Use robust aggregation to flag statistically anomalous updates
Define slashing thresholds based on deviation from accepted update distributions
Combine statistical detection with stake-weighted penalties

These methods provide defensible, quantitative criteria for slashing that go beyond subjective quality judgments.

EXPLORE

OpenZeppelin Governor and Timelock Patterns

Slashing conditions often require governance oversight for parameter updates and emergency response. OpenZeppelin’s Governor contracts provide audited patterns for this layer.

Relevant components:

Governor + TimelockController for delayed execution
Onchain proposals to update slashing thresholds
Role separation between detection, execution, and appeals

For ML systems:

Governance can update acceptable loss ranges or evaluation datasets
Timelocks prevent sudden rule changes that could unfairly slash participants
Appeals processes can be encoded as secondary challenge rounds

This ensures slashing remains predictable and minimizes governance-driven risk.

EXPLORE

SLASHING IMPLEMENTATION

Frequently Asked Questions

Common questions and troubleshooting for developers implementing slashing conditions to penalize malicious or faulty model updates in decentralized AI systems.

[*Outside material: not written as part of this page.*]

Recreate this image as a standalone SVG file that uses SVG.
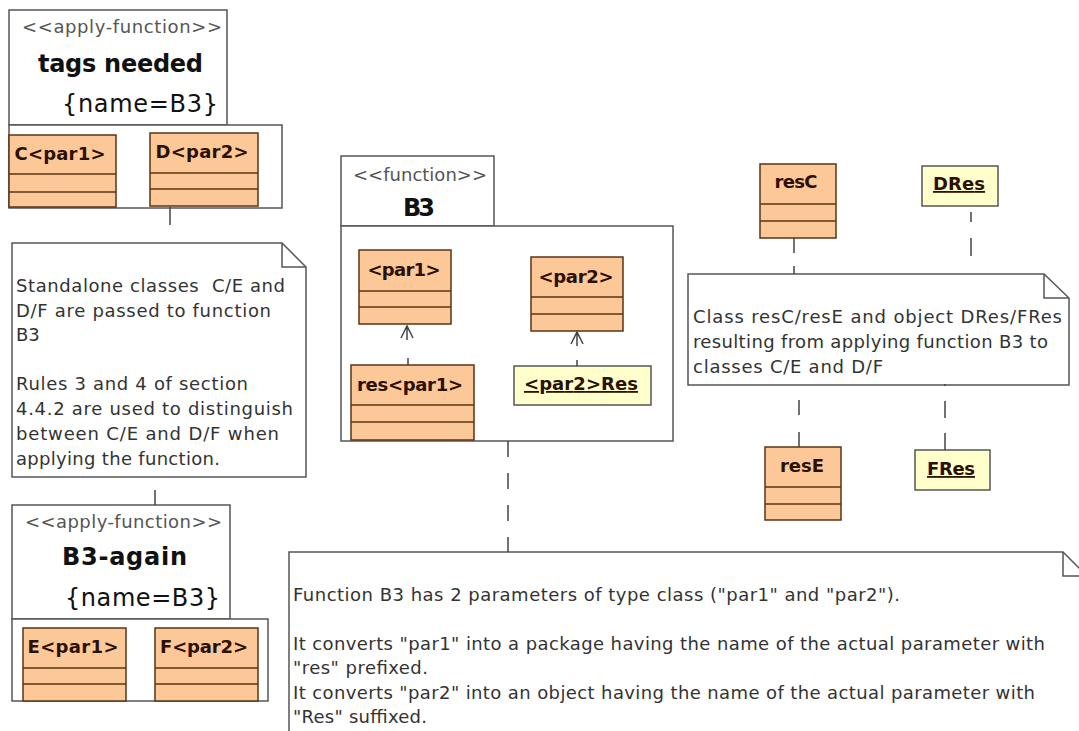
<svg xmlns="http://www.w3.org/2000/svg" width="1079" height="731" viewBox="0 0 1079 731">
<style>
.pkg{fill:#fff;stroke:#555;stroke-width:1.5}
.cls{fill:#fcc897;stroke:#5a3416;stroke-width:1.5}
.row{stroke:#5a3416;stroke-width:1.5;fill:none}
.obj{fill:#ffffcc;stroke:#555;stroke-width:1.5}
.note{fill:#fff;stroke:#555;stroke-width:1.5}
.fold{fill:none;stroke:#555;stroke-width:1.5}
.con{fill:none;stroke:#444;stroke-width:1.5}
.ster{font-family:"DejaVu Sans",sans-serif;font-size:18px;fill:#555}
.ttl{font-family:"DejaVu Sans",sans-serif;font-size:24px;font-weight:bold;fill:#111}
.tag{font-family:"DejaVu Sans",sans-serif;font-size:24px;fill:#111}
.cn{font-family:"DejaVu Sans",sans-serif;font-size:18px;font-weight:bold;fill:#2b1000;text-anchor:middle}
.on{font-family:"DejaVu Sans",sans-serif;font-size:18px;font-weight:bold;fill:#2b1000;text-anchor:middle;text-decoration:underline}
.nt{font-family:"DejaVu Sans",sans-serif;font-size:18px;fill:#333;white-space:pre}
</style>
<rect width="1079" height="731" fill="#fff"/>

<g id="pkg-tags-needed">
<rect class="pkg" x="9" y="10" width="218" height="115"/>
<rect class="pkg" x="9" y="125" width="273" height="83"/>
<text class="ster" x="22" y="33" textLength="200" lengthAdjust="spacing">&lt;&lt;apply-function&gt;&gt;</text>
<text class="ttl" x="38" y="72" textLength="165" lengthAdjust="spacing">tags needed</text>
<text class="tag" x="62" y="112" textLength="156" lengthAdjust="spacing">{name=B3}</text>
</g>
<g id="class-C">
<rect class="cls" x="9" y="135" width="107" height="72"/>
<path class="row" d="M9 174H116M9 192H116"/>
<text class="cn" x="60" y="160" textLength="91" lengthAdjust="spacing">C&lt;par1&gt;</text>
</g>
<g id="class-D">
<rect class="cls" x="150" y="133" width="108" height="73"/>
<path class="row" d="M150 173H258M150 189H258"/>
<text class="cn" x="202" y="158" textLength="93" lengthAdjust="spacing">D&lt;par2&gt;</text>
</g>

<g id="note-standalone">
<path class="note" d="M12 243H282L306 267V477H12Z"/>
<path class="fold" d="M282 243V267H306"/>
<text class="nt" x="16" y="292" textLength="269" lengthAdjust="spacing" xml:space="preserve">Standalone classes  C/E and</text>
<text class="nt" x="16" y="317" textLength="255" lengthAdjust="spacing">D/F are passed to function</text>
<text class="nt" x="16" y="341">B3</text>
<text class="nt" x="16" y="390" textLength="232" lengthAdjust="spacing">Rules 3 and 4 of section</text>
<text class="nt" x="16" y="415" textLength="277" lengthAdjust="spacing">4.4.2 are used to distinguish</text>
<text class="nt" x="16" y="440" textLength="263" lengthAdjust="spacing">between C/E and D/F when</text>
<text class="nt" x="16" y="465" textLength="204" lengthAdjust="spacing">applying the function.</text>
</g>

<g id="pkg-B3-again">
<rect class="pkg" x="12" y="505" width="218" height="114"/>
<rect class="pkg" x="12" y="619" width="256" height="82"/>
<text class="ster" x="25" y="528" textLength="197" lengthAdjust="spacing">&lt;&lt;apply-function&gt;&gt;</text>
<text class="ttl" x="62" y="565" textLength="125" lengthAdjust="spacing">B3-again</text>
<text class="tag" x="65" y="606" textLength="155" lengthAdjust="spacing">{name=B3}</text>
</g>
<g id="class-E">
<rect class="cls" x="23" y="628" width="103" height="73"/>
<path class="row" d="M23 668H126M23 684H126"/>
<text class="cn" x="73" y="653" textLength="91" lengthAdjust="spacing">E&lt;par1&gt;</text>
</g>
<g id="class-F">
<rect class="cls" x="155" y="628" width="103" height="73"/>
<path class="row" d="M155 668H258M155 684H258"/>
<text class="cn" x="204" y="653" textLength="88" lengthAdjust="spacing">F&lt;par2&gt;</text>
</g>

<g id="pkg-B3">
<rect class="pkg" x="341" y="156" width="153" height="70"/>
<rect class="pkg" x="341" y="226" width="332" height="215"/>
<text class="ster" x="353" y="181" textLength="134" lengthAdjust="spacing">&lt;&lt;function&gt;&gt;</text>
<text class="ttl" x="403" y="216" textLength="32" lengthAdjust="spacing">B3</text>
</g>
<g id="class-par1">
<rect class="cls" x="359" y="250" width="92" height="74"/>
<path class="row" d="M359 291H451M359 307H451"/>
<text class="cn" x="404" y="276" textLength="73" lengthAdjust="spacing">&lt;par1&gt;</text>
</g>
<g id="class-par2">
<rect class="cls" x="531" y="257" width="92" height="74"/>
<path class="row" d="M531 297H623M531 314H623"/>
<text class="cn" x="576" y="283" textLength="75" lengthAdjust="spacing">&lt;par2&gt;</text>
</g>
<g id="class-res-par1">
<rect class="cls" x="351" y="365" width="123" height="75"/>
<path class="row" d="M351 405H474M351 422H474"/>
<text class="cn" x="410" y="391" textLength="106" lengthAdjust="spacing">res&lt;par1&gt;</text>
</g>
<g id="obj-par2-Res">
<rect class="obj" x="514" y="366" width="137" height="39"/>
<text class="on" x="581" y="390" textLength="114" lengthAdjust="spacing">&lt;par2&gt;Res</text>
</g>

<g id="class-resC">
<rect class="cls" x="760" y="164" width="76" height="74"/>
<path class="row" d="M760 204H836M760 221H836"/>
<text class="cn" x="796" y="188" textLength="43" lengthAdjust="spacing">resC</text>
</g>
<g id="obj-DRes">
<rect class="obj" x="922" y="166" width="76" height="40"/>
<text class="on" x="959" y="190" textLength="52" lengthAdjust="spacing">DRes</text>
</g>

<g id="note-result">
<path class="note" d="M688 274H1044L1069 298V385H688Z"/>
<path class="fold" d="M1044 274V298H1069"/>
<text class="nt" x="693" y="323" textLength="369" lengthAdjust="spacing">Class resC/resE and object DRes/FRes</text>
<text class="nt" x="693" y="348" textLength="355" lengthAdjust="spacing">resulting from applying function B3 to</text>
<text class="nt" x="693" y="373" textLength="190" lengthAdjust="spacing">classes C/E and D/F</text>
</g>

<g id="class-resE">
<rect class="cls" x="765" y="447" width="76" height="73"/>
<path class="row" d="M765 487H841M765 504H841"/>
<text class="cn" x="802" y="472" textLength="44" lengthAdjust="spacing">resE</text>
</g>
<g id="obj-FRes">
<rect class="obj" x="915" y="450" width="75" height="40"/>
<text class="on" x="951" y="475" textLength="48" lengthAdjust="spacing">FRes</text>
</g>

<g id="note-function">
<path class="note" d="M289 552H1063L1087 576V745H289Z"/>
<path class="fold" d="M1063 552V576H1087"/>
<text class="nt" x="293" y="601" textLength="607" lengthAdjust="spacing">Function B3 has 2 parameters of type class ("par1" and "par2").</text>
<text class="nt" x="293" y="650" textLength="752" lengthAdjust="spacing">It converts "par1" into a package having the name of the actual parameter with</text>
<text class="nt" x="293" y="674" textLength="135" lengthAdjust="spacing">"res" prefixed.</text>
<text class="nt" x="293" y="699" textLength="742" lengthAdjust="spacing">It converts "par2" into an object having the name of the actual parameter with</text>
<text class="nt" x="293" y="723" textLength="134" lengthAdjust="spacing">"Res" suffixed.</text>
</g>

<g id="connectors">
<path class="con" d="M170 207V225"/>
<path class="con" d="M155 490V505"/>
<path class="con" d="M508 441V552" stroke-dasharray="16 16"/>
<path class="con" d="M794 238V274" stroke-dasharray="15 13"/>
<path class="con" d="M971 212V222M971 238V256"/>
<path class="con" d="M799 447V384" stroke-dasharray="15 17"/>
<path class="con" d="M945 450V384" stroke-dasharray="17 15"/>
<path class="con" d="M408 358V365M407 326V340M401 338L407 326L413 338"/>
<path class="con" d="M577 360V366M577 332V346M571 344L577 332L583 344"/>
</g>
</svg>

Slashing conditions are predefined rules in a smart contract that automatically confiscate (slash) a portion of a participant's staked tokens as a penalty for provably malicious or incorrect behavior. In the context of model updates, this typically penalizes:

Submitting a model with malicious backdoors or data poisoning.
Providing a model that fails cryptographic verification (e.g., incorrect ZK proof).
Collusion with other validators to approve a faulty update.
Failing to submit a required challenge or proof within a timeout period.

The slashed funds are often redistributed to honest participants who challenged the faulty update, creating a strong economic disincentive for bad actors.